I wondered what this audience was making of this late night barrage. For those of us in the know it was more of what we admire. (Annie Sprinkle lives!) For the first-timers, some of them observantly comfortably bourgeois, I wondered what they were experiencing. This kind of theatre is around, to be seen in Sydney (and elsewhere), it just isn't ever, ever, seen on the 'main-stream' menu. Sydney mainstream needs to see more of it.

Betty Grumble has an agenda armed with an intelligence and a glorious set of physical skills to propel any audience to stratospheres of brain-tingling re-wiring and hopefully societal re-considering. Sitting with the Griffin Artistic and Administrative Staff at this single performance on the SBW Stables stage one can only reflect on the usual tepidness of the 'political activism' of this company and the Belvoir and Sydney Theatre Company's usual repertoire. Not all the work on the Griffin Stage (or any other stage) can be like this, but, maybe, one project in/of the season to come, will be. Could be. Should be.

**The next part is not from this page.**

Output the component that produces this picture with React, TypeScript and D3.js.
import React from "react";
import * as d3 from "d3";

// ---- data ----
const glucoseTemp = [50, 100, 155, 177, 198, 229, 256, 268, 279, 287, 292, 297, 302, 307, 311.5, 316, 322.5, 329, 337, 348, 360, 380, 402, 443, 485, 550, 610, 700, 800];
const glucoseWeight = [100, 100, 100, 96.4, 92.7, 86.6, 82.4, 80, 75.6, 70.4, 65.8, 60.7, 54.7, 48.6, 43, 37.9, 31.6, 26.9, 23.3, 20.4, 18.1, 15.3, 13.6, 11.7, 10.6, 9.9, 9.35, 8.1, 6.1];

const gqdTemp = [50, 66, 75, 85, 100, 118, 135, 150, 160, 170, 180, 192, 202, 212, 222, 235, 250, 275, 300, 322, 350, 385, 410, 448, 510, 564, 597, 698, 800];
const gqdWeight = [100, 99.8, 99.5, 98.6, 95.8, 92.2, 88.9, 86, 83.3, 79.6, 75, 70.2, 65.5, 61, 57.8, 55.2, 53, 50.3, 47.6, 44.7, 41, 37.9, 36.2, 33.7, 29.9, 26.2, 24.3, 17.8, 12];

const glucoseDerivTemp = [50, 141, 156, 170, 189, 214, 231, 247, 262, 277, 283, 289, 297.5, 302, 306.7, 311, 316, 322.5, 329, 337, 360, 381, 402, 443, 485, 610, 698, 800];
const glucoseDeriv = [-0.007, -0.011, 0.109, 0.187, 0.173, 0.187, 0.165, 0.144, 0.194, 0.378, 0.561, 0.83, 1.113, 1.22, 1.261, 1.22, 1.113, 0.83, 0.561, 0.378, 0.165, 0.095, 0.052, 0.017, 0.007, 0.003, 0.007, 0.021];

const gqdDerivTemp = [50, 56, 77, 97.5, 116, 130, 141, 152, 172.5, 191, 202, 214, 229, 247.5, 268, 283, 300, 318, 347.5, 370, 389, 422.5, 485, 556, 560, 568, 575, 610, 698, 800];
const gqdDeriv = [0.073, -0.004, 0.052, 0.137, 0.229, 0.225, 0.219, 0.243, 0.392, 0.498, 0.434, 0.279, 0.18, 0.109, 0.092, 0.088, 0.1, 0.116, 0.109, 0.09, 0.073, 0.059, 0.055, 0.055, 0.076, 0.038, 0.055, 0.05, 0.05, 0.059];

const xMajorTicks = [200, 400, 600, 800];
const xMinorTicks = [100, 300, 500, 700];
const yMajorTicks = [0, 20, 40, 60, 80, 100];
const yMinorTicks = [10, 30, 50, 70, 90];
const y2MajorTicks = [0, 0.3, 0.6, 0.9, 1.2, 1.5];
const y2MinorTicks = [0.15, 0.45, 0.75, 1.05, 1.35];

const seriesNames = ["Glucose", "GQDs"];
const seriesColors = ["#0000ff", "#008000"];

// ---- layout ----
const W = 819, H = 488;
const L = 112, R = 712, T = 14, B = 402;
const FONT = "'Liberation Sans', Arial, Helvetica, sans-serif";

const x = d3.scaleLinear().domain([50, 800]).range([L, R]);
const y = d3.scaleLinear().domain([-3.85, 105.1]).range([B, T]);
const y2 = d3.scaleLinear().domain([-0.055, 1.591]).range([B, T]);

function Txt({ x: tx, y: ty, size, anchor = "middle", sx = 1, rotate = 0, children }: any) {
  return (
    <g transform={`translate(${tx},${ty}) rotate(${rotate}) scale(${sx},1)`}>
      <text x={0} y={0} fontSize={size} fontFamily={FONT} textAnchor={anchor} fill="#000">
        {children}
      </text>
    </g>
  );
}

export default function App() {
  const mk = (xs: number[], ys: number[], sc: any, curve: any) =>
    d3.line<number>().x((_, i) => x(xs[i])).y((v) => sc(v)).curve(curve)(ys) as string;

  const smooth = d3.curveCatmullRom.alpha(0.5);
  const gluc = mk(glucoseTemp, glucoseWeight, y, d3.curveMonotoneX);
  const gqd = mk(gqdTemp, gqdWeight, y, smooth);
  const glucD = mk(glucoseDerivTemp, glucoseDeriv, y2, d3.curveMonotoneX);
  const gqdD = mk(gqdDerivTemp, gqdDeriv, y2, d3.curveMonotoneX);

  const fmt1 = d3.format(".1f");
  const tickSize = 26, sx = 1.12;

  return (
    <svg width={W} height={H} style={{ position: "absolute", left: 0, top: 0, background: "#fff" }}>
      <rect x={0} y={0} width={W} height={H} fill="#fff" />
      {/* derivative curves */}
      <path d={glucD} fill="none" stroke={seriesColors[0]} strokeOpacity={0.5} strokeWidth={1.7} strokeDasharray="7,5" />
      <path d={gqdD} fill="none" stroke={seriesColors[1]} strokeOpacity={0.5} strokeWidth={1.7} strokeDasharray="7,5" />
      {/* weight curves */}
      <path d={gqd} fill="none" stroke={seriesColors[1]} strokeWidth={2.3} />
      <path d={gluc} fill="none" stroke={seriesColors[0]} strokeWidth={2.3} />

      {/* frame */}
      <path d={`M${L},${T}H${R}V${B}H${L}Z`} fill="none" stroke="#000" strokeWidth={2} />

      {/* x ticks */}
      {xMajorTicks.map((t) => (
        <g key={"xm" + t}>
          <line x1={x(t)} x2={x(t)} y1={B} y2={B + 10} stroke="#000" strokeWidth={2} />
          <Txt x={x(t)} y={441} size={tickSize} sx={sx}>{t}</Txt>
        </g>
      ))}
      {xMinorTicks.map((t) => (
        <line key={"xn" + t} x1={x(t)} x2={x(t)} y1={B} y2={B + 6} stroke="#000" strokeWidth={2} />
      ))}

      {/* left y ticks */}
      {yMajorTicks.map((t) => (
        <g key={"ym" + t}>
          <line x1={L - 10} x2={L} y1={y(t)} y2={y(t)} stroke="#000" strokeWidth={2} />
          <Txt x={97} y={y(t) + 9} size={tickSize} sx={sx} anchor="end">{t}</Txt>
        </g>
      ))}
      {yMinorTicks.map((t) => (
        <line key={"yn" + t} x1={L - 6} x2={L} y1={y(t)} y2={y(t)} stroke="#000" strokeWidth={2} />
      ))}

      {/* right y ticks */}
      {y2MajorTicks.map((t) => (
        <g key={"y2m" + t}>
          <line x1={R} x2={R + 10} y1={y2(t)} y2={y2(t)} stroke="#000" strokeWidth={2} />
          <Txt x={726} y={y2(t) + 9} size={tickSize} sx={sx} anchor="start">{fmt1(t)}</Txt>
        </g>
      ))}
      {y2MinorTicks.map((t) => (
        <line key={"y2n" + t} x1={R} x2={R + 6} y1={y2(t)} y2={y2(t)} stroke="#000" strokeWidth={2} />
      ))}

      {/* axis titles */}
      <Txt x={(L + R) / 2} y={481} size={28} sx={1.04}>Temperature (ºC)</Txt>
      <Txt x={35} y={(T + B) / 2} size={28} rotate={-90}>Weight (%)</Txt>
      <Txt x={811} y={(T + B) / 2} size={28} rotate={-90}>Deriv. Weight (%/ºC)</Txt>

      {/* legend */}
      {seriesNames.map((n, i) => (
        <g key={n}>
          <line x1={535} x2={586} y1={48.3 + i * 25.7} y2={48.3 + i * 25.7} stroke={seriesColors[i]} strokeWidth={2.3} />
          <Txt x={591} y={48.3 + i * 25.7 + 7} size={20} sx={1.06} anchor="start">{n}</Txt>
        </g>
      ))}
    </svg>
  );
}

The comfortable bourgeois de-construction, non-confrontation of the courageous Erdman and sociological critic Brecht in the Belvoir's adaptations of SAMI IN PARADISE  (nee, THE SUICIDE) or the Sydney Theatre Company's THE RESISTABLE RISE OF ARTURO UI was, I felt, so offensive to the reputation of the original writers that I, urgently, wanted to check both their graves to see how many times they had turned in an attempt to object to what was purported to be their literary stand/observation of the world they knew. The Belvoir and STC Australian 21st Century offers were feeble in their theatrical impact.

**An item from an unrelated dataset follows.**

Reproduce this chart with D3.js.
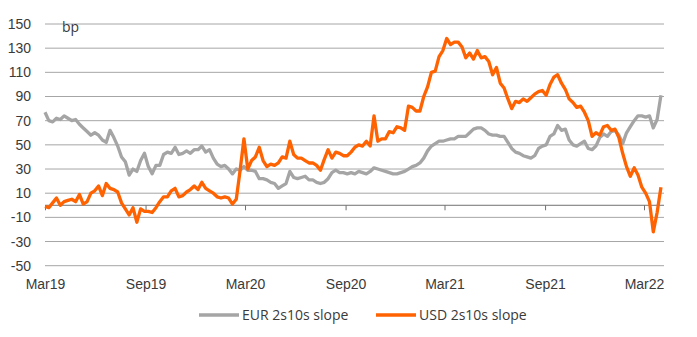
<!DOCTYPE html>
<html>
<head>
<meta charset="utf-8">
<script src="https://cdn.jsdelivr.net/npm/d3@7"></script>
<style>
  html, body { margin: 0; padding: 0; background: #fff; }
  svg { display: block; font-family: "Open Sans", "Lato", sans-serif; }
</style>
</head>
<body>
<svg id="chart" width="697" height="337"></svg>
<script>
// Weekly observations, starting Friday 1 March 2019
const startDate = new Date(2019, 2, 1);

// EUR 2s10s slope, bp
const eurValues = [
  77, 70, 69, 72, 71, 74, 72, 70, 71, 67,
  64, 61, 58, 60, 58, 54, 52, 62, 56, 49,
  40, 36, 25, 30, 28, 37, 43, 32, 26, 33,
  33, 42, 44, 43, 48, 42, 43, 45, 43, 46,
  46, 49, 44, 46, 39, 34, 32, 33, 30, 26,
  30, 29, 32, 29, 29, 28, 22, 22, 21, 19,
  18, 14, 16, 18, 28, 23, 22, 23, 24, 21,
  21, 19, 18, 19, 22, 27, 29, 27, 27, 26,
  27, 26, 28, 27, 26, 28, 31, 30, 29, 28,
  27, 26, 26, 27, 28, 30, 32, 33, 35, 39,
  45, 49, 51, 53, 53, 54, 55, 55, 57, 57,
  57, 60, 63, 64, 64, 62, 59, 58, 58, 57,
  57, 52, 47, 44, 43, 41, 40, 39, 41, 47,
  49, 50, 57, 59, 66, 62, 63, 54, 50, 49,
  51, 53, 47, 46, 49, 56, 59, 57, 61, 62,
  58, 51, 60, 65, 70, 74, 74, 73, 74, 64,
  71, 91
];

// USD 2s10s slope, bp
const usdValues = [
  -1, -2, 2, 6, 0, 3, 4, 5, 3, 9,
  1, 3, 10, 12, 16, 8, 18, 14, 13, 11,
  2, -3, -8, -2, -14, -3, -5, -5, -6, -2,
  3, 7, 7, 12, 14, 7, 8, 11, 13, 16,
  13, 19, 14, 12, 10, 7, 6, 7, 6, 1,
  5, 29, 55, 30, 37, 40, 48, 37, 32, 34,
  33, 35, 40, 39, 53, 42, 39, 39, 37, 35,
  35, 33, 29, 38, 46, 39, 44, 43, 41, 41,
  44, 48, 50, 49, 53, 49, 74, 53, 55, 55,
  61, 60, 65, 64, 62, 82, 81, 78, 78, 90,
  98, 110, 111, 123, 128, 138, 133, 135, 135, 131,
  122, 126, 121, 128, 122, 123, 119, 108, 114, 101,
  97, 88, 80, 86, 85, 88, 86, 89, 92, 94,
  95, 91, 100, 106, 108, 101, 96, 88, 85, 81,
  82, 77, 70, 57, 60, 58, 65, 66, 62, 63,
  56, 43, 32, 24, 31, 25, 15, 10, 3, -22,
  -6, 15
];

const yTicks = [-50, -30, -10, 10, 30, 50, 70, 90, 110, 130, 150];
const xTickDates = [
  new Date(2019, 2, 1), new Date(2019, 8, 1), new Date(2020, 2, 1),
  new Date(2020, 8, 1), new Date(2021, 2, 1), new Date(2021, 8, 1),
  new Date(2022, 2, 1)
];
const seriesNames = ["EUR 2s10s slope", "USD 2s10s slope"];
const seriesColors = ["#a5a5a5", "#ff6200"];

const dates = eurValues.map((_, i) => d3.timeDay.offset(startDate, 7 * i));
const series = [eurValues, usdValues].map((vals, s) => ({
  name: seriesNames[s],
  color: seriesColors[s],
  points: vals.map((v, i) => ({ date: dates[i], value: v }))
}));

const svg = d3.select("#chart");
const x = d3.scaleTime()
  .domain([new Date(2019, 2, 1), new Date(2022, 2, 1)])
  .range([45, 644]);
const y = d3.scaleLinear().domain([-50, 150]).range([265.7, 24]);
const plotRight = 664;
const textColor = "#3a3a3a";

// horizontal gridlines
svg.append("g")
  .selectAll("line")
  .data(yTicks)
  .join("line")
  .attr("x1", 45).attr("x2", plotRight)
  .attr("y1", d => y(d)).attr("y2", d => y(d))
  .attr("stroke", "#a6a6a6")
  .attr("stroke-width", 1);

// y tick labels (plain hyphen for negatives)
const yAxis = d3.axisLeft(y).tickValues(yTicks).tickSize(0).tickPadding(0)
  .tickFormat(d => String(d));
svg.append("g")
  .attr("transform", "translate(31,0)")
  .call(yAxis)
  .call(g => g.select(".domain").remove())
  .call(g => g.selectAll("text")
    .attr("fill", textColor)
    .style("font-size", "14px")
    .style("font-family", "inherit"));

// zero line with tick marks
const zeroAxis = d3.axisBottom(x).tickValues(xTickDates).tickSize(5).tickFormat("");
svg.append("g")
  .attr("transform", `translate(0,${y(0)})`)
  .call(zeroAxis)
  .call(g => g.select(".domain")
    .attr("d", `M45,0H${plotRight}`)
    .attr("stroke", "#707070"))
  .call(g => g.selectAll(".tick line").attr("stroke", "#707070"));

// date labels along the bottom
const dateAxis = d3.axisBottom(x).tickValues(xTickDates).tickSize(0).tickPadding(0)
  .tickFormat(d3.timeFormat("%b%y"));
svg.append("g")
  .attr("transform", "translate(0,279)")
  .call(dateAxis)
  .call(g => g.select(".domain").remove())
  .call(g => g.selectAll("text")
    .attr("fill", textColor)
    .style("font-size", "14px")
    .style("font-family", "inherit"));

// unit label
svg.append("text")
  .attr("x", 62).attr("y", 32)
  .attr("fill", textColor)
  .style("font-size", "14px")
  .text("bp");

// series lines
const line = d3.line().x(d => x(d.date)).y(d => y(d.value));
svg.append("g")
  .selectAll("path")
  .data(series)
  .join("path")
  .attr("d", d => line(d.points))
  .attr("fill", "none")
  .attr("stroke", d => d.color)
  .attr("stroke-width", 3.3)
  .attr("stroke-linejoin", "round");

// legend
const legendX = [199, 376];
const legend = svg.append("g")
  .selectAll("g")
  .data(series)
  .join("g")
  .attr("transform", (d, i) => `translate(${legendX[i]},315)`);
legend.append("line")
  .attr("x1", 0).attr("x2", 40)
  .attr("stroke", d => d.color)
  .attr("stroke-width", 3.3);
legend.append("text")
  .attr("x", 43).attr("y", 5)
  .attr("fill", textColor)
  .style("font-size", "14px")
  .text(d => d.name);
</script>
</body>
</html>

Here is an artist, Betty Grumble, who says what it is and puts all of her self on the line to say, unapologetically, like what it is - take it or lump it! Told, fearlessly, with LOVE AND ANGER.

Bravo, for the curation of this amazing important artist and work.

The Bach Festival seemed to be a great success. I picked and chose what I wanted to see and did well. The audiences I were with were young and enthusiastic. The theatre is ALIVE.